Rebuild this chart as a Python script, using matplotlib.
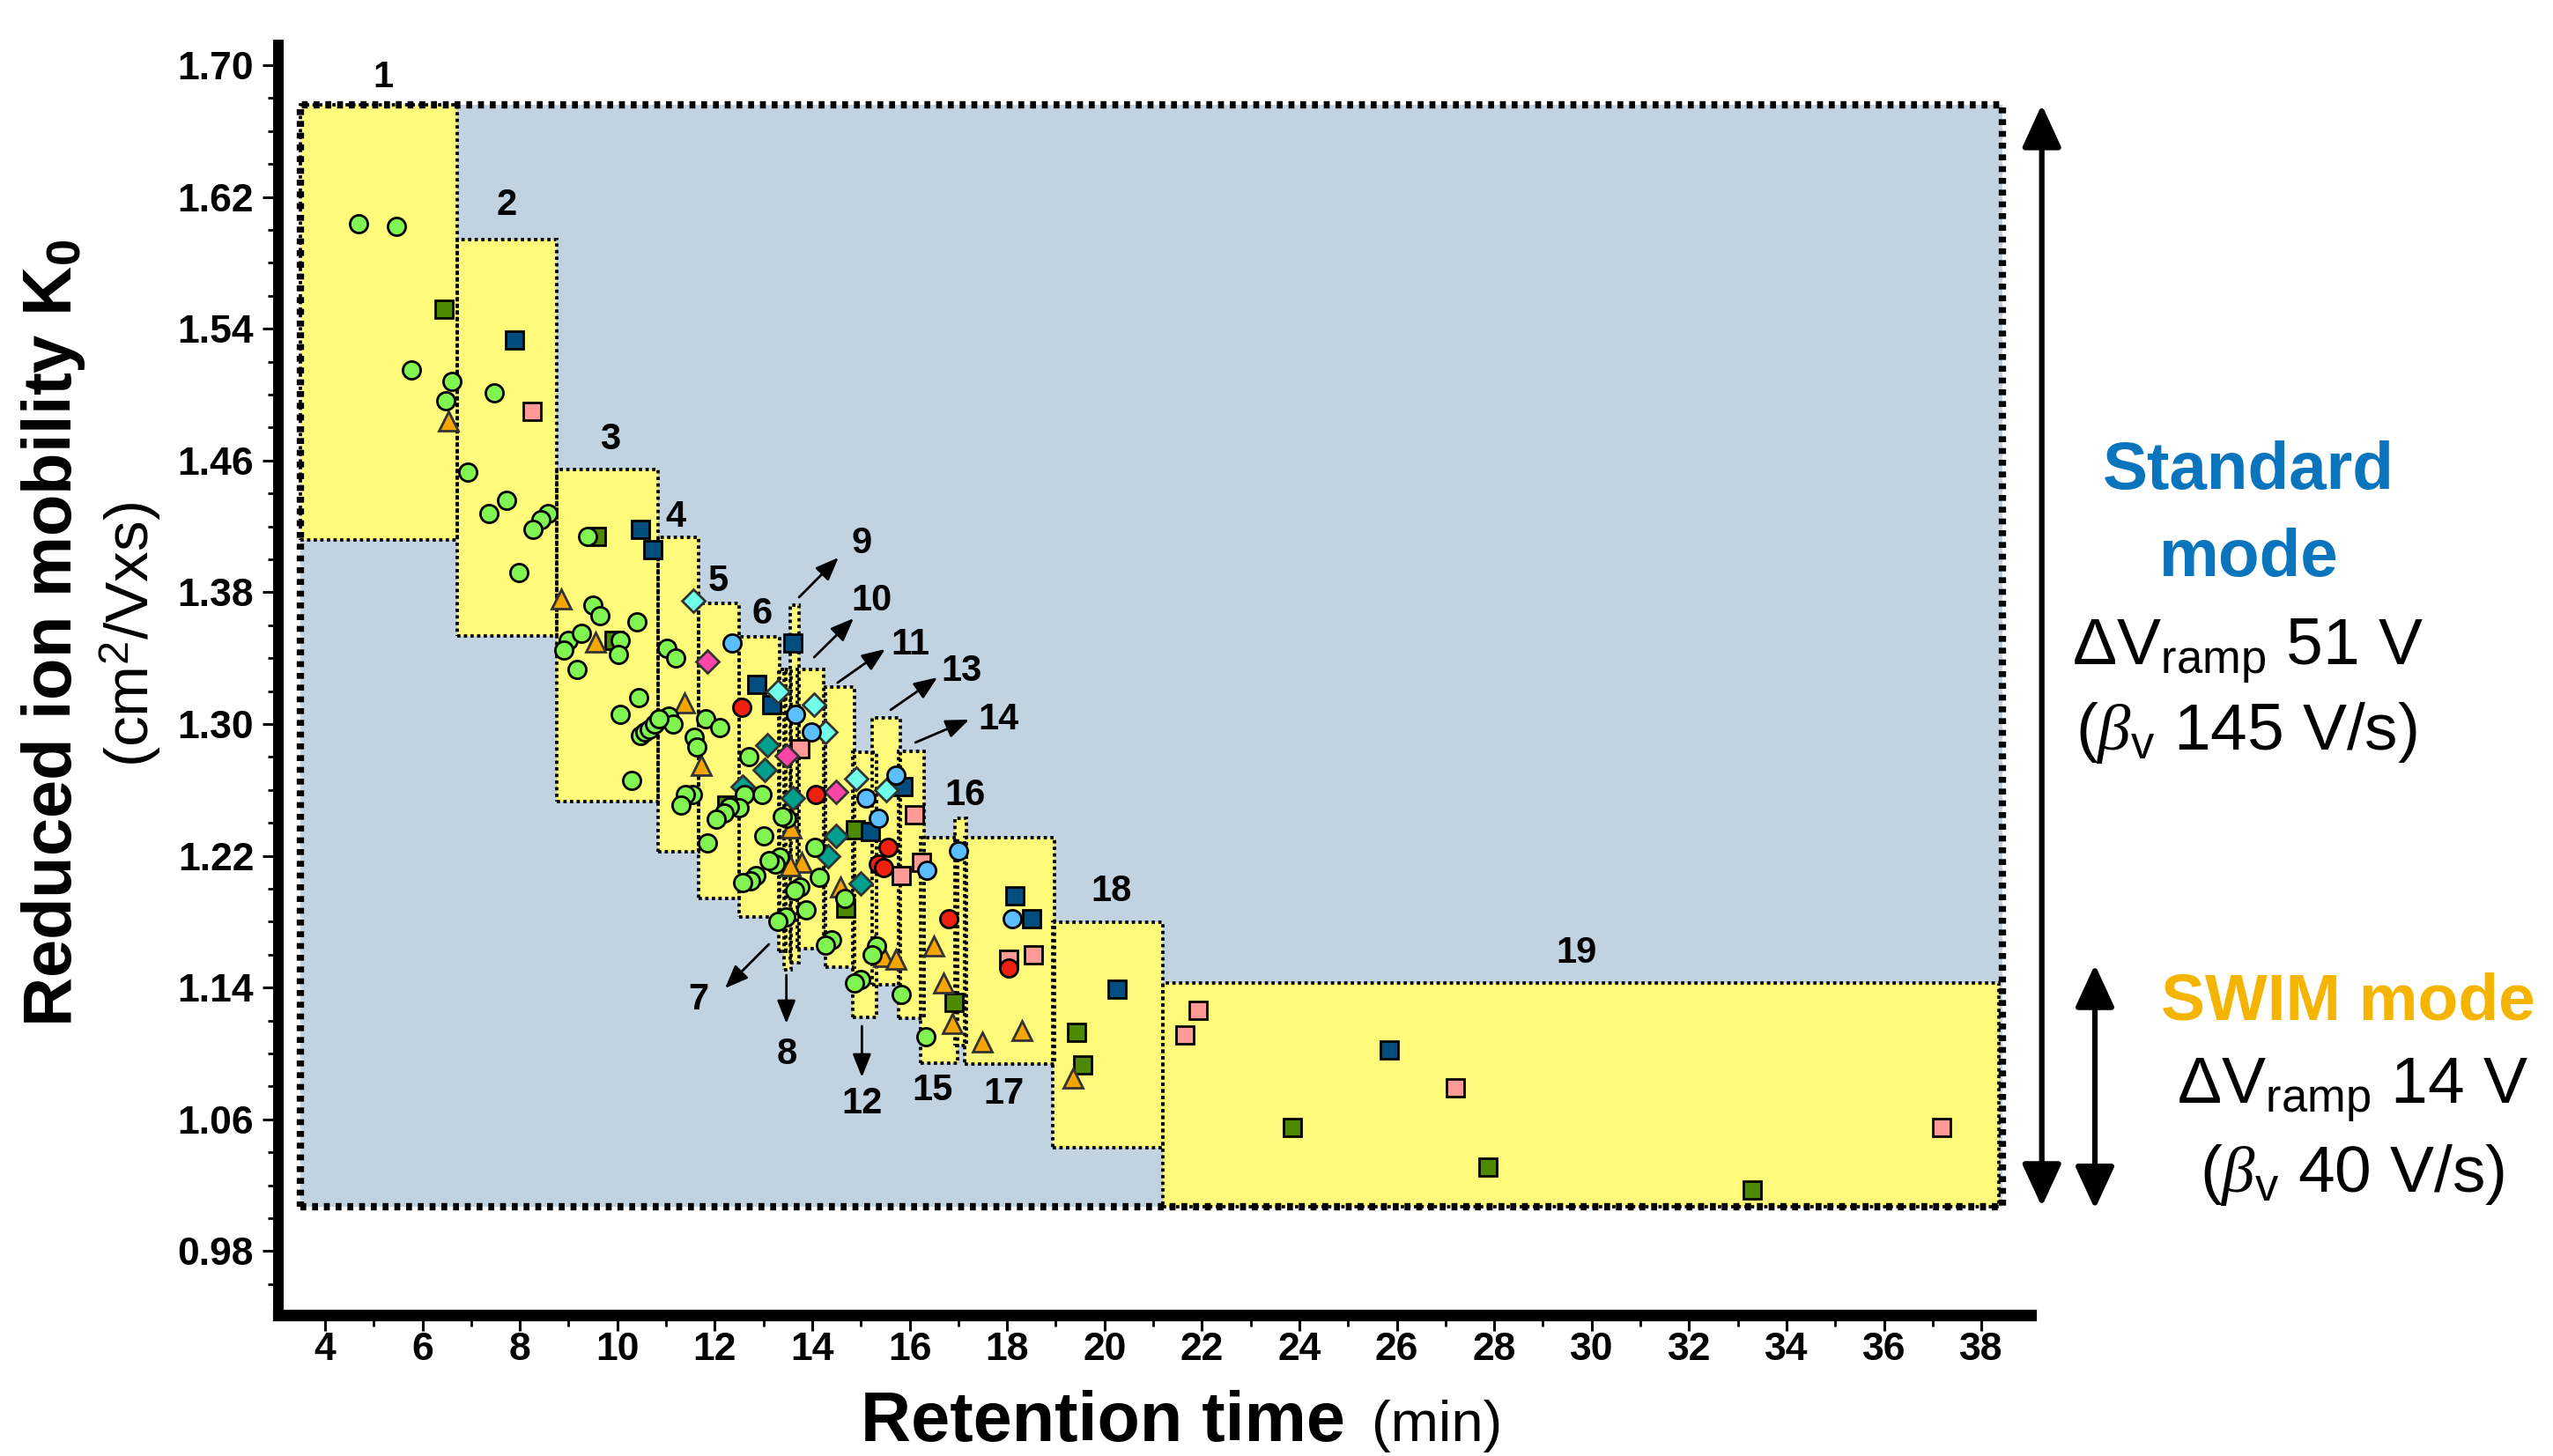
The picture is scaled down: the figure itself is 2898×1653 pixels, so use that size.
import numpy as np
import matplotlib.pyplot as plt
from matplotlib.patches import Rectangle
from matplotlib.ticker import FixedLocator, MultipleLocator

plt.rcParams['font.family'] = 'Liberation Sans'
plt.rcParams['mathtext.fontset'] = 'custom'
plt.rcParams['mathtext.rm'] = 'Liberation Sans'
plt.rcParams['mathtext.bf'] = 'Liberation Sans:bold'
plt.rcParams['mathtext.it'] = 'Liberation Serif:italic'

# ---------------- data (retention time [min], K0 [cm2/Vs]) ----------------
green_t = [4.69, 5.46, 5.77, 6.60, 6.47, 7.48, 6.93, 7.72, 7.37, 8.58, 8.43, 8.27, 7.98,
           9.39, 9.50, 9.64, 10.40, 8.99, 9.26, 8.91, 10.06, 10.03, 9.17, 11.01, 11.20,
           10.44, 10.06, 11.05, 11.14, 10.47, 10.56, 10.65, 10.76, 10.85, 11.82, 12.10,
           11.58, 11.64, 12.69, 12.97, 12.60, 12.50, 12.30, 12.19, 12.03, 11.55, 11.40,
           11.31, 13.48, 13.39, 10.29, 11.85, 13.00, 14.05, 13.33, 13.24, 13.12, 12.85,
           12.73, 12.58, 14.14, 13.75, 13.63, 14.67, 13.87, 13.45, 13.30, 14.39, 14.27,
           15.32, 15.23, 14.99, 14.87, 15.83, 16.33]
green_v = [1.604, 1.602, 1.515, 1.508, 1.496, 1.501, 1.453, 1.436, 1.428, 1.428, 1.424, 1.418, 1.392,
           1.414, 1.372, 1.366, 1.362, 1.351, 1.355, 1.345, 1.351, 1.342, 1.333, 1.346, 1.340,
           1.316, 1.306, 1.305, 1.300, 1.293, 1.295, 1.297, 1.300, 1.303, 1.303, 1.298,
           1.292, 1.286, 1.280, 1.257, 1.257, 1.249, 1.250, 1.246, 1.242, 1.257, 1.257,
           1.251, 1.243, 1.244, 1.266, 1.228, 1.232, 1.225, 1.219, 1.215, 1.217, 1.208,
           1.205, 1.204, 1.207, 1.201, 1.199, 1.194, 1.187, 1.183, 1.180, 1.169, 1.166,
           1.165, 1.160, 1.145, 1.143, 1.136, 1.110]

orange_t = [6.53, 8.84, 9.55, 11.38, 11.73, 13.57, 13.78, 13.54, 14.58, 15.28, 15.47,
            15.72, 16.50, 16.69, 16.88, 18.30, 17.49, 19.36]
orange_v = [1.484, 1.376, 1.350, 1.313, 1.275, 1.237, 1.216, 1.214, 1.201, 1.166, 1.159,
            1.157, 1.165, 1.143, 1.118, 1.114, 1.107, 1.085]

dkgreen_t = [6.44, 9.57, 9.93, 12.25, 14.88, 14.69, 16.92, 19.42, 19.55, 23.86, 27.87, 33.29]
dkgreen_v = [1.552, 1.414, 1.351, 1.251, 1.236, 1.188, 1.131, 1.113, 1.093, 1.055, 1.031, 1.017]

dkblue_t = [7.89, 10.48, 10.73, 13.61, 12.87, 13.17, 15.86, 15.20, 18.16, 18.50, 20.26, 25.84]
dkblue_v = [1.533, 1.418, 1.406, 1.349, 1.324, 1.312, 1.262, 1.235, 1.196, 1.182, 1.139, 1.102]

pink_t = [8.25, 13.75, 16.10, 15.82, 16.25, 18.54, 18.03, 21.93, 21.65, 27.21, 37.18]
pink_v = [1.490, 1.285, 1.245, 1.208, 1.216, 1.160, 1.157, 1.126, 1.111, 1.079, 1.055]

ltblue_t = [12.35, 13.65, 13.98, 15.11, 15.36, 15.72, 16.35, 17.01, 18.10]
ltblue_v = [1.349, 1.306, 1.295, 1.255, 1.243, 1.269, 1.211, 1.223, 1.182]

red_t = [12.56, 14.08, 15.56, 15.35, 15.47, 16.80, 18.03]
red_v = [1.310, 1.257, 1.225, 1.215, 1.213, 1.182, 1.152]

cyan_t = [11.56, 13.30, 14.04, 14.27, 14.90, 15.52]
cyan_v = [1.375, 1.320, 1.312, 1.295, 1.267, 1.260]

magenta_t = [11.84, 13.48, 14.48]
magenta_v = [1.338, 1.281, 1.259]

teal_t = [13.07, 13.03, 12.57, 13.60, 14.48, 14.33, 14.99]
teal_v = [1.287, 1.272, 1.262, 1.255, 1.232, 1.220, 1.203]

# time windows (yellow boxes 1..19)
win_t0 = [3.50, 6.71, 8.76, 10.84, 11.67, 12.50, 13.31, 13.42, 13.55, 13.69,
          14.27, 14.83, 15.23, 15.77, 16.22, 16.93, 17.13, 18.94, 21.20]
win_t1 = [6.71, 8.76, 10.84, 11.67, 12.50, 13.33, 13.46, 13.57, 13.73, 14.24,
          14.87, 15.32, 15.81, 16.30, 16.98, 17.16, 18.97, 21.20, 38.36]
win_v0 = [1.412, 1.3535, 1.253, 1.2225, 1.194, 1.183, 1.162, 1.151, 1.155, 1.1636,
          1.1524, 1.122, 1.1417, 1.1214, 1.094, 1.105, 1.0936, 1.0428, 1.007]
win_v1 = [1.676, 1.594, 1.4545, 1.4134, 1.3733, 1.353, 1.333, 1.333, 1.372, 1.333,
          1.3225, 1.283, 1.3037, 1.2834, 1.231, 1.2428, 1.231, 1.1797, 1.1428]
win_lab_t = [5.19, 7.73, 9.86, 11.20, 12.07, 12.97, 11.67, 13.48, 15.01, 15.23,
             16.01, 15.03, 17.07, 17.82, 16.46, 17.13, 17.94, 20.15, 29.68]
win_lab_v = [1.6925, 1.615, 1.4727, 1.4257, 1.3866, 1.3668, 1.1326, 1.0995, 1.4096, 1.3749,
             1.3481, 1.0695, 1.3321, 1.3027, 1.0775, 1.2567, 1.0754, 1.1984, 1.161]

# pointer arrows for the narrow windows
arr_from_t = [13.11, 13.47, 13.73, 14.04, 14.52, 15.02, 15.61, 16.12]
arr_from_v = [1.1663, 1.1476, 1.377, 1.3406, 1.3251, 1.1166, 1.3086, 1.2888]
arr_to_t = [12.21, 13.47, 14.54, 14.85, 15.50, 15.02, 16.57, 17.22]
arr_to_v = [1.1396, 1.1182, 1.4011, 1.3642, 1.3455, 1.0856, 1.3283, 1.3027]

full_t = (3.50, 38.43)
full_v = (1.007, 1.676)
swim_v = (1.0055, 1.154)

x_major = list(range(4, 39, 2))
x_minor = list(range(5, 38, 2))
y_major = [0.98, 1.06, 1.14, 1.22, 1.30, 1.38, 1.46, 1.54, 1.62, 1.70]

BG_BLUE = '#C1D3E1'
YELLOW = '#FFFA7A'

# ---------------- figure ----------------
W, H = 2898, 1653
fig = plt.figure(figsize=(W / 100, H / 100), dpi=100)
ax = fig.add_axes([316 / W, 1 - 1493 / H, (2305 - 316) / W, (1493 - 51) / H])

ax.add_patch(Rectangle((full_t[0], full_v[0]), full_t[1] - full_t[0], full_v[1] - full_v[0],
                       fc=BG_BLUE, ec='none', zorder=1))
for t0, t1, v0, v1 in zip(win_t0, win_t1, win_v0, win_v1):
    ax.add_patch(Rectangle((t0, v0), t1 - t0, v1 - v0, fc=YELLOW, ec='none', zorder=2))
for t0, t1, v0, v1 in zip(win_t0, win_t1, win_v0, win_v1):
    ax.add_patch(Rectangle((t0, v0), t1 - t0, v1 - v0, fill=False, ec='black', lw=2.7,
                           ls=(0, (1, 1.0)), zorder=3))
ax.add_patch(Rectangle((full_t[0], full_v[0]), full_t[1] - full_t[0], full_v[1] - full_v[0],
                       fill=False, ec='black', lw=6, ls=(0, (0.8, 0.8)), zorder=3.5))

series = [
    (dkgreen_t, dkgreen_v, 's', 15, '#4E8A00', 'black'),
    (dkblue_t, dkblue_v, 's', 15, '#004E80', 'black'),
    (pink_t, pink_v, 's', 15, '#FF9A96', 'black'),
    (orange_t, orange_v, '^', 16.5, '#F5A500', '#333333'),
    (teal_t, teal_v, 'D', 13.5, '#00A08F', '#333333'),
    (magenta_t, magenta_v, 'D', 13.5, '#FF45A8', '#333333'),
    (cyan_t, cyan_v, 'D', 13.5, '#70FFE8', '#333333'),
    (red_t, red_v, 'o', 14.5, '#EE2010', 'black'),
    (ltblue_t, ltblue_v, 'o', 14.5, '#5ABEFF', 'black'),
    (green_t, green_v, 'o', 14.5, '#80F450', 'black'),
]
for t, v, mk, ms, fc, ec in series:
    ax.plot(t, v, ls='none', marker=mk, ms=ms, mfc=fc, mec=ec, mew=2.0, zorder=5)

for i, (lt, lv) in enumerate(zip(win_lab_t, win_lab_v)):
    ax.text(lt, lv, str(i + 1), ha='center', va='center', fontsize=30,
            fontweight='bold', zorder=6)

for t0, v0, t1, v1 in zip(arr_from_t, arr_from_v, arr_to_t, arr_to_v):
    ax.annotate('', xy=(t1, v1), xytext=(t0, v0),
                arrowprops=dict(arrowstyle='-|>,head_length=0.8,head_width=0.32',
                                lw=2.0, color='black', shrinkA=0, shrinkB=0,
                                mutation_scale=20), zorder=6)

# mode ranges on the right
big = dict(arrowstyle='<|-|>,head_length=0.74,head_width=0.34', lw=4.5, color='black',
           shrinkA=0, shrinkB=0, mutation_scale=40)
ax.annotate('', xy=(39.24, full_v[1]), xytext=(39.24, full_v[0]), arrowprops=big,
            annotation_clip=False)
ax.annotate('', xy=(40.33, swim_v[1]), xytext=(40.33, swim_v[0]), arrowprops=big,
            annotation_clip=False)

# ---------------- axes styling ----------------
ax.set_xlim(3.042, 39.01)
ax.set_ylim(0.9412, 1.7123)
for s in ['top', 'right']:
    ax.spines[s].set_visible(False)
ax.spines['left'].set_linewidth(8.6)
ax.spines['bottom'].set_linewidth(9.5)
for s in ['left', 'bottom']:
    ax.spines[s].set_capstyle('projecting')
ax.set_xticks(x_major)
ax.xaxis.set_minor_locator(FixedLocator(x_minor))
ax.set_yticks(y_major)
ax.set_yticklabels([f"{y:.2f}" for y in y_major])
ax.yaxis.set_minor_locator(MultipleLocator(0.02))
ax.tick_params(which='major', length=13, width=2.2, labelsize=32)
ax.tick_params(which='minor', length=9, width=2.0)
ax.tick_params(axis='y', which='major', pad=7)
ax.tick_params(axis='x', which='major', pad=1)
for lab in ax.get_xticklabels() + ax.get_yticklabels():
    lab.set_fontweight('bold')

fig.text(61 / W, 1 - 719 / H, r"Reduced ion mobility K$_\mathbf{0}$", rotation=90,
         ha='center', va='center', fontsize=56, fontweight='bold')
fig.text(148 / W, 1 - 720 / H, r"(cm$^\mathregular{2}$/Vxs)", rotation=90,
         ha='center', va='center', fontsize=50)
fig.text(977 / W, 1 - 1636 / H, "Retention time", ha='left', va='baseline',
         fontsize=57, fontweight='bold')
fig.text(1557 / W, 1 - 1636 / H, "(min)", ha='left', va='baseline', fontsize=47)

BLUE_TXT = '#0A74BC'
GOLD_TXT = '#F4B400'
fig.text(2552 / W, 1 - 555 / H, "Standard", ha='center', va='baseline', fontsize=55,
         fontweight='bold', color=BLUE_TXT)
fig.text(2553 / W, 1 - 654 / H, "mode", ha='center', va='baseline', fontsize=55,
         fontweight='bold', color=BLUE_TXT)
fig.text(2551 / W, 1 - 755 / H, r"ΔV$_\mathregular{ramp}$ 51 V", ha='center', va='baseline',
         fontsize=54)
fig.text(2550 / W, 1 - 851 / H, r"($\beta_\mathregular{v}$ 145 V/s)", ha='center',
         va='baseline', fontsize=54)
fig.text(2665 / W, 1 - 1157 / H, "SWIM mode", ha='center', va='baseline', fontsize=54,
         fontweight='bold', color=GOLD_TXT)
fig.text(2670 / W, 1 - 1253 / H, r"ΔV$_\mathregular{ramp}$ 14 V", ha='center', va='baseline',
         fontsize=54)
fig.text(2670 / W, 1 - 1353 / H, r"($\beta_\mathregular{v}$ 40 V/s)", ha='center',
         va='baseline', fontsize=54)

fig.savefig('out.png', dpi=100)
..........
## EXERCISE DETAILS
Reproduce, exactly as written, the stretch of lines whose first line is the one with "The picture is" and whose last line is the one with "from matplotlib.ticker import".

## FULL ANSWER
The picture is scaled down: the figure itself is 2898×1653 pixels, so use that size.
import numpy as np
import matplotlib.pyplot as plt
from matplotlib.patches import Rectangle
from matplotlib.ticker import FixedLocator, MultipleLocator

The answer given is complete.